Old stuff to clean up/delete...

I feel like ranting. I've heard it expressed on multiple occasions, a couple of them recently, by agnostics and athiests that the reason they aren't Christians is that Christians don't practice what they preach. Bull.

Let's get a little abstract for a moment. Hypocrisy seems to be defined as action incongruent with speech (albeit speech -is- an action). Okay, I can deal with that. However, you can't reverse engineer a person's beliefs from either of these things. You can't say that Christians are supposed to do X, yet this person doesn't, therefore said person is not a Christian. You also can't say that said person professes Christianity and does X, therefore all Christians must do X. I digress. My point is that at the most basic level, you have three interrelated factors: There is thought, there is action, and there is speech. Speech is an action, but it is in the middle, an action through which thought becomes manifest. Speech is second hand though; i.e., a person might not be able to accurately put what he or she believes into words, or might not be able to do so fully. Saying then that that person's actions are incongruent with his or her beliefs is fallacious. Saying that that person is a hypocrite, i.e. that their actions are incongruent with their said beliefs, is fine. But consider the situation in which a person professes Christianity but then does not actuate the Christian model found in the Bible. You cannot infer that either this person is not Christian or that all Christians are hypocrites. You don't know if this person really believes in Christianity--they say they do, but they don't act like it. Two solutions now logically come to mind. Either they are not a Christian (but unfortunately there is no direct way of analyzing their beliefs), or they are a Christian. How? Be careful not to throw around "hypocrite" too liberally. Think for a moment what that incongruence between "talk" and "walk" really means. The "Christian walk" as desribed in the Bible includes imperfection--it already accounts for sinning and forgiveness. To say that a person does not actuate Christianity because he or she does not follow every rule every time is simply not true. Everybody makes mistakes. If you think it would be so easy to follow the rules, you try it. People mock what they do not understand, I hear. A Christian is suddenly a hypocrite because he doesn't act as Jesus would have him or her act, at all times? Did you miss the part where Jesus was perfect and we weren't? Seriously, people, c'mon now.

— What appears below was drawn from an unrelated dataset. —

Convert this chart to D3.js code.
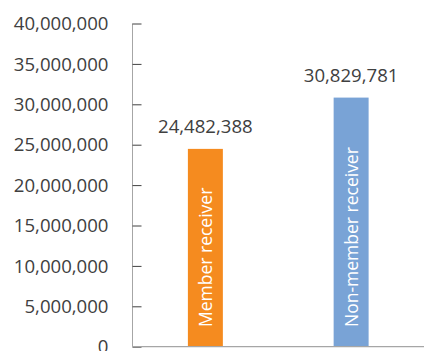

I think I'll do a little mini-rant on details too, since it's been mentioned on PseudoTheos recently. Unordained, a professed non-Christian suggested that maybe following the intent of the law was more important than following every detail in the word of the law. The other guy, a professed Christian, argued that detail is very much important. I, a professed Christian, lean more towards Unordained's view. Why? In many encounters Jesus had with supposed religious leaders, he condemed them for making the rules more important than the underlying theme. When he and his disciples picked wheat from a field they were passing and ate as they walked, people criticized him for working on the Sabbath, which He decried. When Jesus was asked the most important commandment, he said it was to love the Lord your God with your heart, mind, soul, and strength, and the second was like it--love your neighbor as you love yourself. If you had to boil down all of the rules into two, those two are love God and love others. That theme carries throughout Jesus' life. The rules were getting in the way of the basic intent they were established to enforce. Here, the details are less important than the overarching theme they encompass. The rules weren't ever intended to be something for you to go beat someone over the head with when (you perceive that) they screw up. They were intended to sketch out in more detail what "love God, love others" means, exactly. Yet that's not what they gets used for mostly, then or now.

Stuff. In a bucket. I go to sleep now.

You feelin' me? Well stop it; I'm not like that.